(Provided material):
Start

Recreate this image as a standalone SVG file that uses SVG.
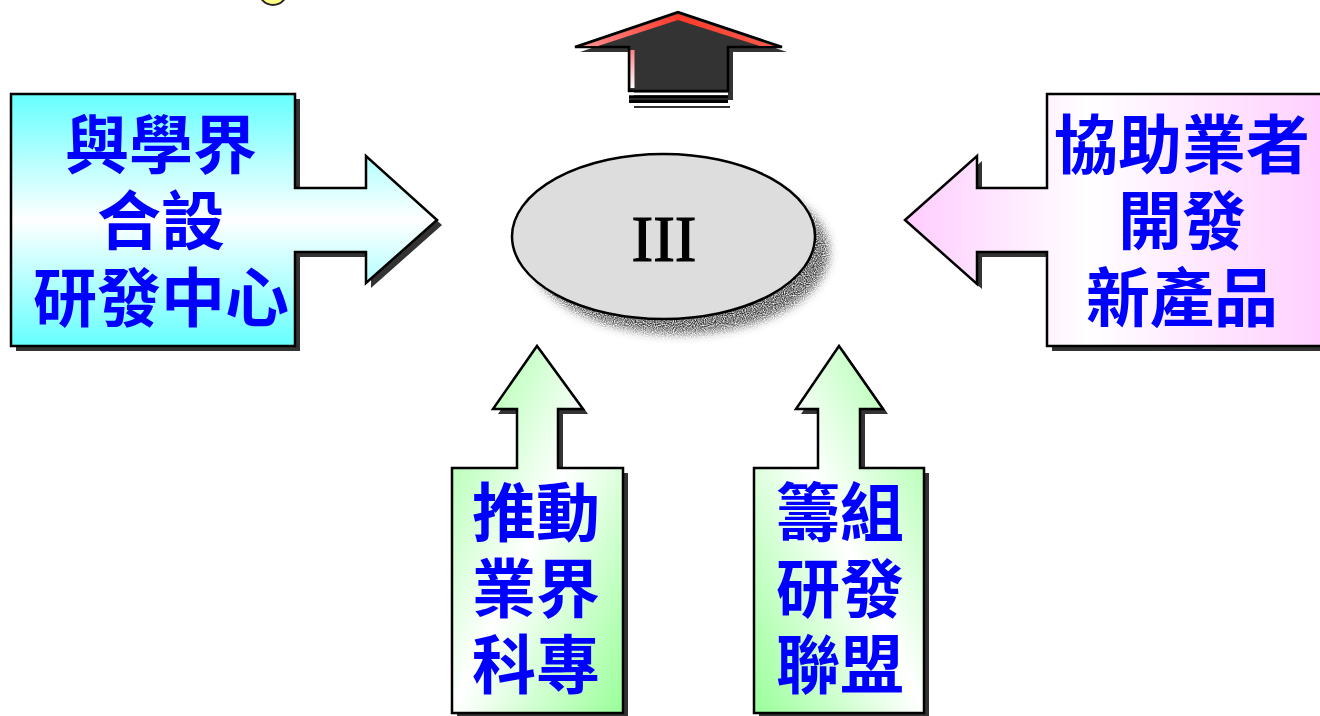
<svg xmlns="http://www.w3.org/2000/svg" width="1320" height="716" viewBox="0 0 1320 716">
<style>
.sh{fill:#333333;stroke:none}
.ol{stroke:#000000;stroke-width:2.5;stroke-linejoin:miter}
.lbl{font-family:"Noto Sans CJK TC","Noto Sans CJK SC",sans-serif;font-weight:bold;font-size:64px;fill:#0000FF;text-anchor:middle}
.iii{font-family:"Liberation Serif",serif;font-size:65px;fill:#000000;stroke:#000000;stroke-width:1.2;text-anchor:middle}
</style>
<defs>
<linearGradient id="gCyan" x1="0" y1="0" x2="0" y2="1">
<stop offset="0" stop-color="#66FFFF"/><stop offset="0.5" stop-color="#FFFFFF"/><stop offset="1" stop-color="#66FFFF"/>
</linearGradient>
<linearGradient id="gPink" x1="0" y1="0" x2="1" y2="0">
<stop offset="0" stop-color="#FFCCFF"/><stop offset="0.42" stop-color="#FFFFFF"/><stop offset="1" stop-color="#FFCCFF"/>
</linearGradient>
<linearGradient id="gGreenL" x1="0" y1="0" x2="1" y2="1">
<stop offset="0" stop-color="#99FF99"/><stop offset="0.5" stop-color="#FFFFFF"/><stop offset="1" stop-color="#99FF99"/>
</linearGradient>
<linearGradient id="gGreenR" x1="1" y1="0" x2="0" y2="1">
<stop offset="0" stop-color="#99FF99"/><stop offset="0.5" stop-color="#FFFFFF"/><stop offset="1" stop-color="#99FF99"/>
</linearGradient>
<linearGradient id="gRed" x1="0" y1="0" x2="1" y2="0">
<stop offset="0" stop-color="#FF9090"/><stop offset="0.5" stop-color="#FF3A2A"/><stop offset="1" stop-color="#FF5A4A"/>
</linearGradient>
<linearGradient id="gStrip" x1="0" y1="0" x2="0" y2="1">
<stop offset="0" stop-color="#FF8080"/><stop offset="1" stop-color="#FFFFFF"/>
</linearGradient>
<filter id="stip" x="-20%" y="-20%" width="140%" height="140%">
<feGaussianBlur in="SourceGraphic" stdDeviation="5" result="b"/>
<feTurbulence type="fractalNoise" baseFrequency="0.9" numOctaves="1" seed="3" result="n"/>
<feColorMatrix in="n" type="matrix" values="0 0 0 0 0  0 0 0 0 0  0 0 0 0 0  0 0 0 -2 1.6" result="na"/>
<feComposite in="b" in2="na" operator="in"/>
</filter>
</defs>

<g id="top-circle">
<circle cx="273" cy="-9" r="14" fill="#FFFF88" stroke="#222222" stroke-width="2"/>
</g>

<g id="top-arrow">
<path class="sh" d="M580,52 L683,17 L787,52 H733 V100 H634 V52 Z"/>
<rect x="634" y="106" width="96" height="2" fill="#333333"/>
<path d="M575,47 L678,12 L782,47 H728 V91 H629 V47 Z" fill="#333333" stroke="#000000" stroke-width="2.5"/>
<path d="M583,46 L678,14 L774,46 L760,46 L678,20 L598,46 Z" fill="url(#gRed)"/>
<rect x="630.5" y="50" width="4" height="38" fill="url(#gStrip)"/>
<rect x="629" y="92.7" width="99" height="2.6" fill="#FFFFFF"/>
<rect x="629" y="95.3" width="99" height="7.7" fill="#000000"/>
<rect x="629" y="98.5" width="99" height="1" fill="#555555"/>
</g>

<g id="node-left">
<path class="sh" d="M16,99 H300 V193 H371 V161 L442,225 L371,288 V257 H300 V351 H16 Z"/>
<path class="ol" fill="url(#gCyan)" d="M11,94 H295 V188 H366 V156 L437,220 L366,283 V252 H295 V346 H11 Z"/>
<text class="lbl"><tspan x="161" y="168">與學界</tspan><tspan x="161" y="244">合設</tspan><tspan x="161" y="321">研發中心</tspan></text>
</g>

<g id="node-right">
<path class="sh" d="M1052,99 H1345 V351 H1052 V257 H982 V289 L910,225 L982,161 V193 H1052 Z"/>
<path class="ol" fill="url(#gPink)" d="M1047,94 H1340 V346 H1047 V252 H977 V284 L905,220 L977,156 V188 H1047 Z"/>
<text class="lbl"><tspan x="1182" y="168">協助業者</tspan><tspan x="1182" y="244">開發</tspan><tspan x="1182" y="321">新產品</tspan></text>
</g>

<g id="node-center">
<ellipse cx="679" cy="252" rx="150" ry="82" fill="#333333" filter="url(#stip)"/>
<ellipse cx="663.5" cy="236.5" rx="151.5" ry="82.5" fill="#DDDDDD" stroke="#000000" stroke-width="2.5"/>
<text class="iii" x="664" y="261">III</text>
</g>

<g id="node-bottom-left">
<path class="sh" d="M457,473 H522 V414 H498 L542,351 L588,414 H563 V473 H628 V718 H457 Z"/>
<path class="ol" fill="url(#gGreenL)" d="M452,468 H517 V409 H493 L537,346 L583,409 H558 V468 H623 V713 H452 Z"/>
<text class="lbl"><tspan x="536" y="536">推動</tspan><tspan x="536" y="612">業界</tspan><tspan x="536" y="688">科專</tspan></text>
</g>

<g id="node-bottom-right">
<path class="sh" d="M759,473 H823 V414 H801 L844,351 L888,414 H865 V473 H929 V718 H759 Z"/>
<path class="ol" fill="url(#gGreenR)" d="M754,468 H818 V409 H796 L839,346 L883,409 H860 V468 H924 V713 H754 Z"/>
<text class="lbl"><tspan x="840" y="536">籌組</tspan><tspan x="840" y="612">研發</tspan><tspan x="840" y="688">聯盟</tspan></text>
</g>

<g id="connectors"></g>
</svg>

End

(Instructions for the task): Reproduce the material above verbatim; omit every picture.

(Output):
Recreate this image as a standalone SVG file that uses SVG.
<svg xmlns="http://www.w3.org/2000/svg" width="1320" height="716" viewBox="0 0 1320 716">
<style>
.sh{fill:#333333;stroke:none}
.ol{stroke:#000000;stroke-width:2.5;stroke-linejoin:miter}
.lbl{font-family:"Noto Sans CJK TC","Noto Sans CJK SC",sans-serif;font-weight:bold;font-size:64px;fill:#0000FF;text-anchor:middle}
.iii{font-family:"Liberation Serif",serif;font-size:65px;fill:#000000;stroke:#000000;stroke-width:1.2;text-anchor:middle}
</style>
<defs>
<linearGradient id="gCyan" x1="0" y1="0" x2="0" y2="1">
<stop offset="0" stop-color="#66FFFF"/><stop offset="0.5" stop-color="#FFFFFF"/><stop offset="1" stop-color="#66FFFF"/>
</linearGradient>
<linearGradient id="gPink" x1="0" y1="0" x2="1" y2="0">
<stop offset="0" stop-color="#FFCCFF"/><stop offset="0.42" stop-color="#FFFFFF"/><stop offset="1" stop-color="#FFCCFF"/>
</linearGradient>
<linearGradient id="gGreenL" x1="0" y1="0" x2="1" y2="1">
<stop offset="0" stop-color="#99FF99"/><stop offset="0.5" stop-color="#FFFFFF"/><stop offset="1" stop-color="#99FF99"/>
</linearGradient>
<linearGradient id="gGreenR" x1="1" y1="0" x2="0" y2="1">
<stop offset="0" stop-color="#99FF99"/><stop offset="0.5" stop-color="#FFFFFF"/><stop offset="1" stop-color="#99FF99"/>
</linearGradient>
<linearGradient id="gRed" x1="0" y1="0" x2="1" y2="0">
<stop offset="0" stop-color="#FF9090"/><stop offset="0.5" stop-color="#FF3A2A"/><stop offset="1" stop-color="#FF5A4A"/>
</linearGradient>
<linearGradient id="gStrip" x1="0" y1="0" x2="0" y2="1">
<stop offset="0" stop-color="#FF8080"/><stop offset="1" stop-color="#FFFFFF"/>
</linearGradient>
<filter id="stip" x="-20%" y="-20%" width="140%" height="140%">
<feGaussianBlur in="SourceGraphic" stdDeviation="5" result="b"/>
<feTurbulence type="fractalNoise" baseFrequency="0.9" numOctaves="1" seed="3" result="n"/>
<feColorMatrix in="n" type="matrix" values="0 0 0 0 0  0 0 0 0 0  0 0 0 0 0  0 0 0 -2 1.6" result="na"/>
<feComposite in="b" in2="na" operator="in"/>
</filter>
</defs>

<g id="top-circle">
<circle cx="273" cy="-9" r="14" fill="#FFFF88" stroke="#222222" stroke-width="2"/>
</g>

<g id="top-arrow">
<path class="sh" d="M580,52 L683,17 L787,52 H733 V100 H634 V52 Z"/>
<rect x="634" y="106" width="96" height="2" fill="#333333"/>
<path d="M575,47 L678,12 L782,47 H728 V91 H629 V47 Z" fill="#333333" stroke="#000000" stroke-width="2.5"/>
<path d="M583,46 L678,14 L774,46 L760,46 L678,20 L598,46 Z" fill="url(#gRed)"/>
<rect x="630.5" y="50" width="4" height="38" fill="url(#gStrip)"/>
<rect x="629" y="92.7" width="99" height="2.6" fill="#FFFFFF"/>
<rect x="629" y="95.3" width="99" height="7.7" fill="#000000"/>
<rect x="629" y="98.5" width="99" height="1" fill="#555555"/>
</g>

<g id="node-left">
<path class="sh" d="M16,99 H300 V193 H371 V161 L442,225 L371,288 V257 H300 V351 H16 Z"/>
<path class="ol" fill="url(#gCyan)" d="M11,94 H295 V188 H366 V156 L437,220 L366,283 V252 H295 V346 H11 Z"/>
<text class="lbl"><tspan x="161" y="168">與學界</tspan><tspan x="161" y="244">合設</tspan><tspan x="161" y="321">研發中心</tspan></text>
</g>

<g id="node-right">
<path class="sh" d="M1052,99 H1345 V351 H1052 V257 H982 V289 L910,225 L982,161 V193 H1052 Z"/>
<path class="ol" fill="url(#gPink)" d="M1047,94 H1340 V346 H1047 V252 H977 V284 L905,220 L977,156 V188 H1047 Z"/>
<text class="lbl"><tspan x="1182" y="168">協助業者</tspan><tspan x="1182" y="244">開發</tspan><tspan x="1182" y="321">新產品</tspan></text>
</g>

<g id="node-center">
<ellipse cx="679" cy="252" rx="150" ry="82" fill="#333333" filter="url(#stip)"/>
<ellipse cx="663.5" cy="236.5" rx="151.5" ry="82.5" fill="#DDDDDD" stroke="#000000" stroke-width="2.5"/>
<text class="iii" x="664" y="261">III</text>
</g>

<g id="node-bottom-left">
<path class="sh" d="M457,473 H522 V414 H498 L542,351 L588,414 H563 V473 H628 V718 H457 Z"/>
<path class="ol" fill="url(#gGreenL)" d="M452,468 H517 V409 H493 L537,346 L583,409 H558 V468 H623 V713 H452 Z"/>
<text class="lbl"><tspan x="536" y="536">推動</tspan><tspan x="536" y="612">業界</tspan><tspan x="536" y="688">科專</tspan></text>
</g>

<g id="node-bottom-right">
<path class="sh" d="M759,473 H823 V414 H801 L844,351 L888,414 H865 V473 H929 V718 H759 Z"/>
<path class="ol" fill="url(#gGreenR)" d="M754,468 H818 V409 H796 L839,346 L883,409 H860 V468 H924 V713 H754 Z"/>
<text class="lbl"><tspan x="840" y="536">籌組</tspan><tspan x="840" y="612">研發</tspan><tspan x="840" y="688">聯盟</tspan></text>
</g>

<g id="connectors"></g>
</svg>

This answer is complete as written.